A typical analysis however will have many jobs each corresponding to different conditions such as data taking periods, LHCb magnet polarities, and data types. Therefore it's more useful to obtain a mapping of each job to its outputs. To obtain a list of all the conditions the jobs could be filtered by one can do

>>> datasets.summary()
{'tags': {'config': {'lhcb', 'mc'}, 'polarity': {'magup', 'magdown'}, 'eventtype': {'27163002', '94000000'}, 'datatype': {'2016', '2024'}, 'version': {'v0r0p4434304', 'v1r2161'}, 'name': {'bu2jpsik_24c4_magup', '2016_magup_promptmc_d02kk', 'bu2jpsik_24c4_magdown', '2016_magdown_promptmc_d02kk'}, 'state': {'ready'}}, 'analysis': 'starterkit', 'working_group': 'dpa', 'Number_of_files': 62, 'Bytecount': 3794798402}

then a mapping can be made by simply doing

>>> outputs = {name: datasets(name=name) for name in datasets.summary()["tags"]["name"]}
>>> outputs
{'bu2jpsik_24c4_magup': ['root://eoslhcb.cern.ch//eos/lhcb/grid/prod/lhcb/anaprod/lhcb/LHCb/Collision24/DATA.ROOT/00254507/0000/00254507_00000003_1.data.root', ...],
'2016_magup_promptmc_d02kk': ['root://eoslhcb.cern.ch//eos/lhcb/grid/prod/lhcb/anaprod/lhcb/MC/2016/D02KK.ROOT/00166693/0000/00166693_00000001_1.d02kk.root', ...],
'bu2jpsik_24c4_magdown': ['root://eoslhcb.cern.ch//eos/lhcb/grid/prod/lhcb/anaprod/lhcb/LHCb/Collision24/DATA.ROOT/00254511/0000/00254511_00000001_1.data.root', ...],
'2016_magdown_promptmc_d02kk': ['root://eoslhcb.cern.ch//eos/lhcb/grid/prod/lhcb/anaprod/lhcb/MC/2016/D02KK.ROOT/00166695/0000/00166695_00000001_1.d02kk.root', ...]}

you can then directly iterate over all the files for your production or save the dictionary as a JSON file for later use.

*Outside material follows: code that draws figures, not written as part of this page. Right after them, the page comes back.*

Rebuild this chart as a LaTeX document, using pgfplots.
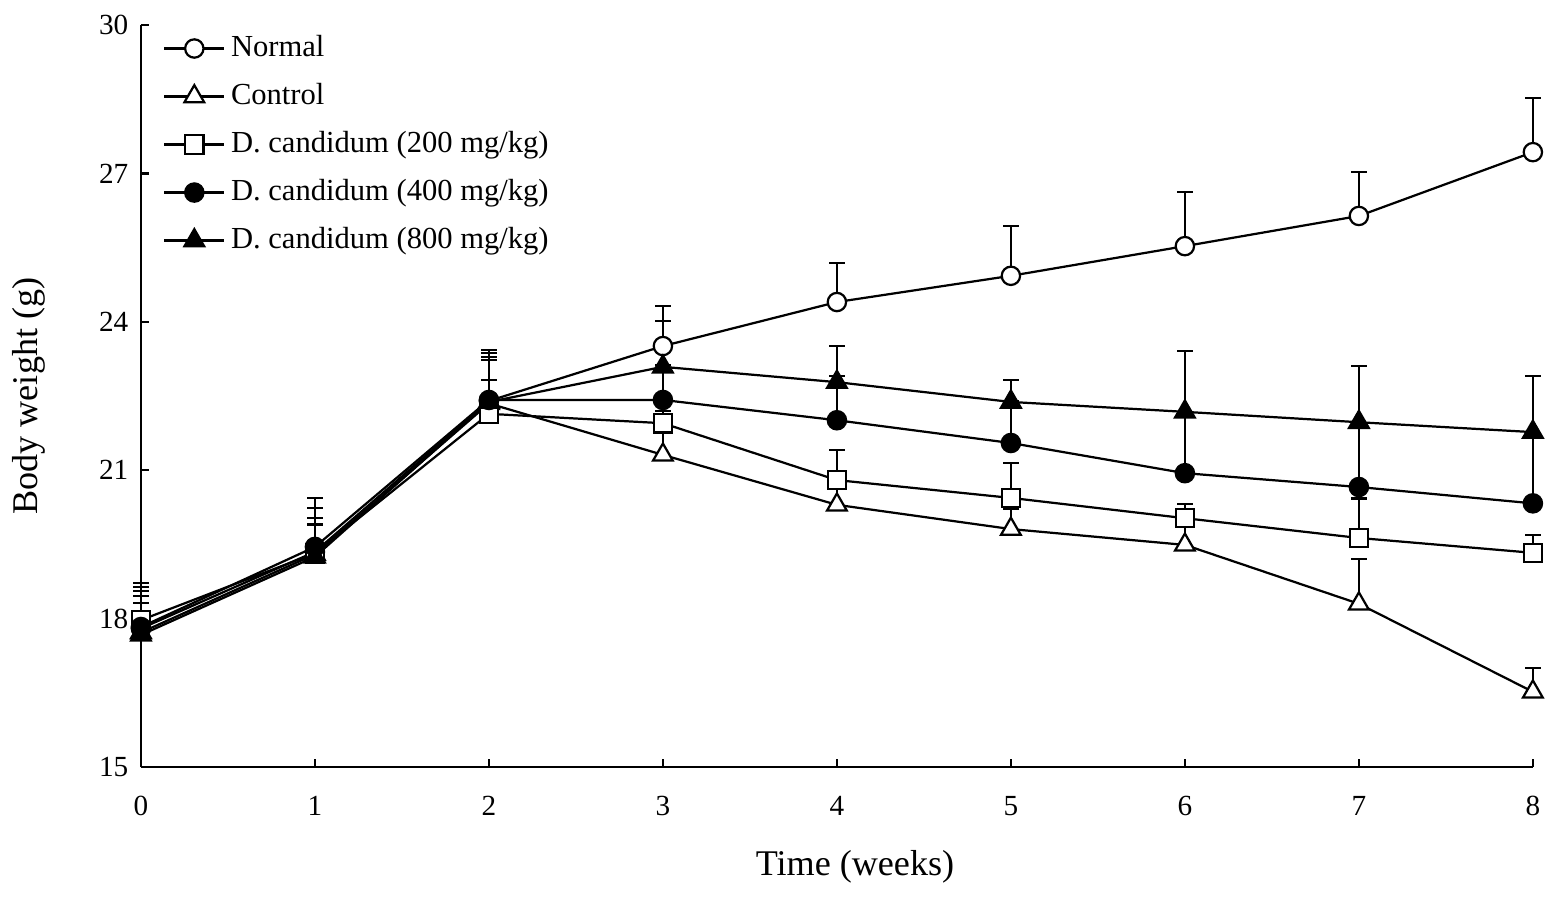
\documentclass[border=0pt]{standalone}
\usepackage{fontspec}
\setmainfont{Liberation Serif}
\usepackage{pgfplots}
\pgfplotsset{compat=1.18}
\begin{document}
\begin{tikzpicture}
\begin{axis}[name=ax, scale only axis, width=500.7pt, height=266.9pt,
  xmin=0, xmax=8, ymin=15, ymax=30,
  axis lines=left, axis line style={-, line width=0.8pt},
  clip=false,
  xtick={0,1,...,8}, ytick={15,18,21,24,27,30},
  tick align=inside, major tick length=3pt,
  tick style={line width=0.8pt, black},
  /pgf/number format/assume math mode=true,
  ticklabel style={font=\fontsize{10.5}{12}\selectfont},
  xticklabel style={yshift=-7pt},
  yticklabel style={xshift=-1pt},
  xlabel={Time (weeks)}, ylabel={Body weight (g)},
  label style={font=\fontsize{13}{15}\selectfont},
  xlabel style={at={(axis description cs:0.513,-0.1349)}, anchor=center},
  ylabel style={at={(axis description cs:-0.0805,0.5)}, anchor=center, rotate=0},
  legend style={draw=none, fill=none, at={(axis description cs:0,1)}, anchor=north west,
    xshift=7.8pt, yshift=-1pt, inner sep=0pt, column sep=0pt, row sep=2.77pt,
    font=\fontsize{11}{13}\selectfont,
    nodes={text height=8pt, text depth=2.5pt, inner sep=2pt}},
  legend cell align=left,
  legend image code/.code={\draw[mark repeat=2,mark phase=2] plot coordinates {(0pt,0pt) (10.8pt,0pt) (21.6pt,0pt)};},
  error bars/error bar style={line width=0.8pt, solid},
  error bars/error mark options={mark size=2.8pt, line width=0.8pt, rotate=90},
]
\addplot[black, line width=0.8pt, mark=*, mark size=3.3pt, mark options={fill=white, solid},
  error bars/.cd, y dir=plus, y explicit]
  table[x index=0, y index=1, y error index=2] {
0 17.80 0.84
1 19.35 0.89
2 22.40 0.97
3 23.51 0.81
4 24.40 0.79
5 24.93 1.01
6 25.53 1.09
7 26.14 0.89
8 27.43 1.09
};
\addlegendentry{Normal}
\addplot[black, line width=0.8pt, mark=triangle*, mark size=4.1pt, mark options={fill=white, solid},
  error bars/.cd, y dir=plus, y explicit]
  table[x index=0, y index=1, y error index=2] {
0 17.72 0.84
1 19.30 0.60
2 22.35 0.88
3 21.31 0.50
4 20.30 0.40
5 19.81 0.40
6 19.49 0.40
7 18.30 0.90
8 16.52 0.48
};
\addlegendentry{Control}
\addplot[black, line width=0.8pt, mark=square*, mark size=3.3pt, mark options={fill=white, solid},
  error bars/.cd, y dir=plus, y explicit]
  table[x index=0, y index=1, y error index=2] {
0 17.97 0.75
1 19.32 0.60
2 22.14 0.68
3 21.95 0.25
4 20.80 0.61
5 20.44 0.70
6 20.03 0.29
7 19.63 0.80
8 19.33 0.36
};
\addlegendentry{D. candidum (200 mg/kg)}
\addplot[black, line width=0.8pt, mark=*, mark size=3.3pt, mark options={fill=black, solid},
  error bars/.cd, y dir=plus, y explicit]
  table[x index=0, y index=1, y error index=2] {
0 17.83 0.63
1 19.45 0.99
2 22.42 1.01
3 22.42 0.70
4 22.01 0.89
5 21.55 0.85
6 20.94 1.21
7 20.66 1.25
8 20.33 1.42
};
\addlegendentry{D. candidum (400 mg/kg)}
\addplot[black, line width=0.8pt, mark=triangle*, mark size=4.1pt, mark options={fill=black, solid},
  error bars/.cd, y dir=plus, y explicit]
  table[x index=0, y index=1, y error index=2] {
0 17.67 0.65
1 19.25 0.78
2 22.38 0.91
3 23.09 0.93
4 22.78 0.73
5 22.38 0.44
6 22.18 1.23
7 21.97 1.14
8 21.77 1.13
};
\addlegendentry{D. candidum (800 mg/kg)}
\end{axis}
\pgfresetboundingbox
\useasboundingbox ([xshift=-50.7pt,yshift=-48.6pt]ax.south west) rectangle ([xshift=9.4pt,yshift=9pt]ax.north east);
\end{tikzpicture}
\end{document}
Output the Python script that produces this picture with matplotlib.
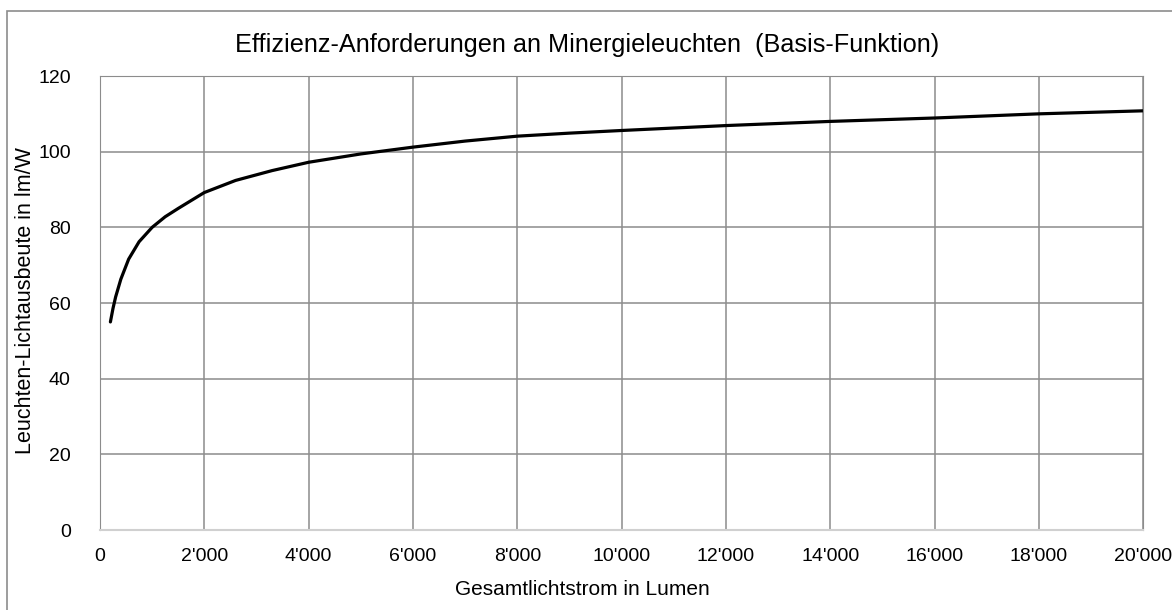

For a more discrete mapping you could use the polarity, datatype, eventtype or other tags to obtain a mapping of the form {event_type: {year: {polarity: {[PFNs]}}}} to target a subset of jobs in the production.

Multiple matches

To avoid ambiguity an exception will be raised if the tags used to filter jobs correspond to more than one job.

For example from above.

>>> bu2jpsik_24c4 = datasets(datatype="2024")
Traceback (most recent call last):
File "<stdin>", line 1, in <module>
File "/cvmfs/lhcb.cern.ch/lib/var/lib/LbEnv/3526/stable/linux-64/lib/python3.12/site-packages/apd/analysis_data.py", line 399, in __call__
    raise ValueError("Error loading data: " + error_txt)
ValueError: Error loading data: 1 problem(s) found
{'datatype': '2024'}: 2 samples for the same configuration found, this is ambiguous:
    {'config': 'lhcb', 'polarity': 'magdown', 'eventtype': '94000000', 'datatype': '2024', 'version': 'v1r2161', 'name': 'bu2jpsik_24c4_magdown', 'state': 'ready'}
    {'config': 'lhcb', 'polarity': 'magup', 'eventtype': '94000000', 'datatype': '2024', 'version': 'v1r2161', 'name': 'bu2jpsik_24c4_magup', 'state': 'ready'}

instead you would need to do

>>> bu2jpsik_24c4_magup = datasets(datatype="2024", polarity="magup")
>>> bu2jpsik_24c4_magdown = datasets(datatype="2024", polarity="magdown")

Snakemake integration

Many analyses in LHCb have their workflows managed by Snakemake. APD provides additional measures for integrating the output of Analysis Productions into a Snakemake workflow.

Firstly, the APD tools for Snakemake can be imported into the Snakefile:

from apd.snakemake import get_analysis_data

The dataset can now be accessed similarly to above:

dataset = get_analysis_data("dpa", "starterkit")

And by specifying additional parameters, the dataset can be monitored and processed automatically by snakemake. Below is an example of a simple rule using this technique.

rule example_rule:
    input:
        data=lambda w: dataset(datatype=w.datatype, eventtype=w.eventtype, polarity=w.polarity)
    output:
        temp("filename_{config}_{datatype}_{eventtype}_{polarity}.root")
    shell:
        # Some script to run accessing the files
        "process_data.py -o {output} {input}"

A full Snakefile example can be found here.